California Reparations Task Force unveils delivers proposal to Legislature
Pursuant to Assembly Bill 3121 (AB 3121), the California Task Force to Study and Develop Reparation Proposals for African Americans has released its final report and recommendations for redressing the historical atrocities perpetrated against African Americans in California.
The Reparations Task Force, the first initiative of its kind by a state government, spent the past two years documenting how enslavement and its enduring legacy of systemic racism cemented structural inequality and recommended many methods for repairing the resulting harm.
The Reparations Task Force’s final report identifies methodologies for calculating reparations payments to the community of eligibility — descendants of a chattel enslaved person, or descendants of a free Black person living in the United States prior to the end of the 19th century.
It recommends to the Legislature, for its adoption, numerous policy changes directed at redressing each and every aspect of the atrocities perpetrated against African Americans, as well as, a formal apology, and a standard curriculum to help make the history of African Americans as well as the Task Force’s findings and recommendations, accessible to people of all ages.
Other components of the report include a survey on the implementation of the California Racial Justice Act, a detailed compendium of state and federal laws and cases impacting the rights of African Americans, and a robust community engagement process undertaken at the direction of the Task Force.
“For California to be a leader in the movement for true reparatory justice for African Americans, we must start with accountability.

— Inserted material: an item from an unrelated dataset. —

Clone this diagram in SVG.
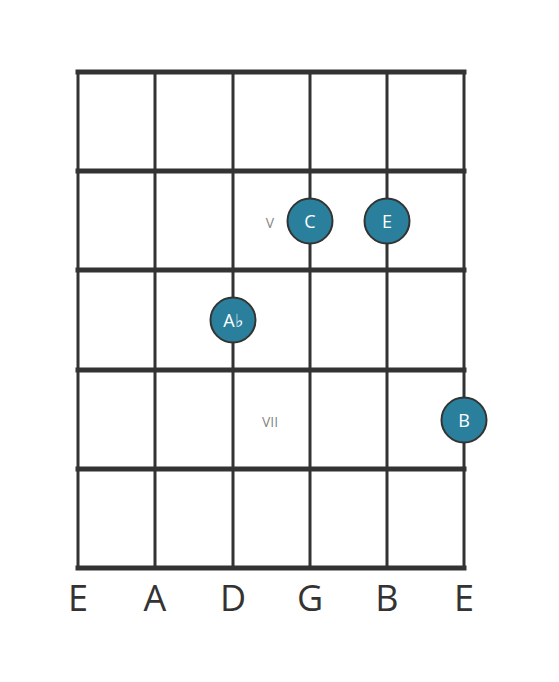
<svg xmlns="http://www.w3.org/2000/svg" width="559" height="682" viewBox="0 0 559 682">
<style>
.fret{stroke:#333;stroke-width:5;stroke-linecap:square}
.str{stroke:#333;stroke-width:3}
.note circle{fill:#2a809c;stroke:#333;stroke-width:2}
.note text{fill:#fff;font-family:"Open Sans",sans-serif;font-size:18px;text-anchor:middle;dominant-baseline:central}
.pos{fill:#888;font-family:"Open Sans",sans-serif;font-size:14px;text-anchor:middle;dominant-baseline:central}
.sname{fill:#333;font-family:"Open Sans",sans-serif;font-size:36px;text-anchor:middle}
</style>
<rect width="559" height="682" fill="#fff"/>
<g id="board">
<line class="str" x1="78" y1="72" x2="78" y2="568"/>
<line class="str" x1="155" y1="72" x2="155" y2="568"/>
<line class="str" x1="233" y1="72" x2="233" y2="568"/>
<line class="str" x1="310" y1="72" x2="310" y2="568"/>
<line class="str" x1="387" y1="72" x2="387" y2="568"/>
<line class="str" x1="464" y1="72" x2="464" y2="568"/>
<line class="fret" x1="78" y1="72" x2="464" y2="72"/>
<line class="fret" x1="78" y1="171" x2="464" y2="171"/>
<line class="fret" x1="78" y1="270" x2="464" y2="270"/>
<line class="fret" x1="78" y1="370" x2="464" y2="370"/>
<line class="fret" x1="78" y1="469" x2="464" y2="469"/>
<line class="fret" x1="78" y1="568" x2="464" y2="568"/>
</g>
<g id="markers">
<text class="pos" x="270" y="222">V</text>
<text class="pos" x="270" y="421">VII</text>
</g>
<g id="note-C" class="note"><circle cx="310" cy="221" r="22.5"/><text x="310" y="221">C</text></g>
<g id="note-E" class="note"><circle cx="387" cy="221" r="22.5"/><text x="387" y="221">E</text></g>
<g id="note-Ab" class="note"><circle cx="233" cy="320" r="22.5"/><text x="233" y="320">A♭</text></g>
<g id="note-B" class="note"><circle cx="464" cy="420" r="22.5"/><text x="464" y="420">B</text></g>
<g id="strings">
<text class="sname" x="78" y="611">E</text>
<text class="sname" x="155" y="611">A</text>
<text class="sname" x="233" y="611">D</text>
<text class="sname" x="310" y="611">G</text>
<text class="sname" x="387" y="611">B</text>
<text class="sname" x="464" y="611">E</text>
</g>
</svg>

Our nation has for too long overlooked the atrocities visited upon African Americans or consigned them to vestiges of the past,” said Attorney General Bonta. “This final report decisively establishes that now is the time for California to acknowledge the state’s role in perpetuating these harms, and ensure that through a comprehensive approach to reparations, we commit ourselves to the healing and restoration of our African American residents.”
Enacted on Sept. 30, 2020, AB 3121 tasked the Reparations Task Force with studying the institution of slavery in the United States — including the keeping of enslaved persons and enforcement of “Fugitive Slave Acts” in California — and how those actions and structures put in place during the enslavement period and thereafter resulted in a system that relentlessly subjugated African Americans.
The report traces this through California’s history into the present and both details the ongoing adverse impacts on living African Americans and presents numerous ideas for policy changes designed to begin the process of repair, with special attention to addressing the specific injuries to descendants of individuals enslaved in the United States.
The final report consolidates months of hearings, expert testimony, public comments, witness statements, and an array of records and materials submitted to the task force.
The report is organized as follows:
• Part I details the history of how, 158 years after the abolition of slavery, its badges and incidents remain embedded in the political, legal, health, financial, educational, cultural, environmental, social, and economic systems of California and the United States. • Part II discusses the international framework for reparations as established by the United Nations, which requires compensation, restitution, rehabilitation, satisfaction, and guarantees of non-repetition. • Part III offers recommendations as to how the State of California should apologize for the state’s perpetration of gross human rights violations against Africans who were enslaved and their descendants. • Part IV sets forth methods for calculating some aspects of monetary reparations to address: (a) health disparities, (b) disproportionate African American mass incarceration and over-policing, (c) housing discrimination, (d) devaluation of African American businesses; (e) unjust property takings by eminent domain; and (f) labor discrimination. • Part V delineates a broad set of more than 115 recommendations to the Legislature for critically needed law and policy reforms to address and redress the harms set forth in Part I and support the other recommendations in the Report. • Part VI discusses the results of the DOJ’s survey regarding the implementation of the California Racial Justice Act, which could offer a potentially powerful tool for rooting out and addressing bias in the criminal justice system, including charging decisions, convictions, and sentencing. • Part VII includes a report commissioned by the Task Force intended to give the community voice in the conversation concerning reparations, including through listening sessions, collection of personal testimonies and oral histories, and a statewide survey. • Part VIII sets forth the Task Force’s recommendation that the Legislature adopt a standard curriculum centered on the Task Force’s findings and recommendations and that the Legislature fund the development and implementation of age-appropriate curricula across all grade levels. • Part IX contains a compendium of state and federal laws and cases that demonstrate that from the birth of the nation forward, federal and state constitutional provisions, statutes, and court decisions have sanctioned, enabled, and institutionalized discrimination, on the part of government and private actors, against African Americans.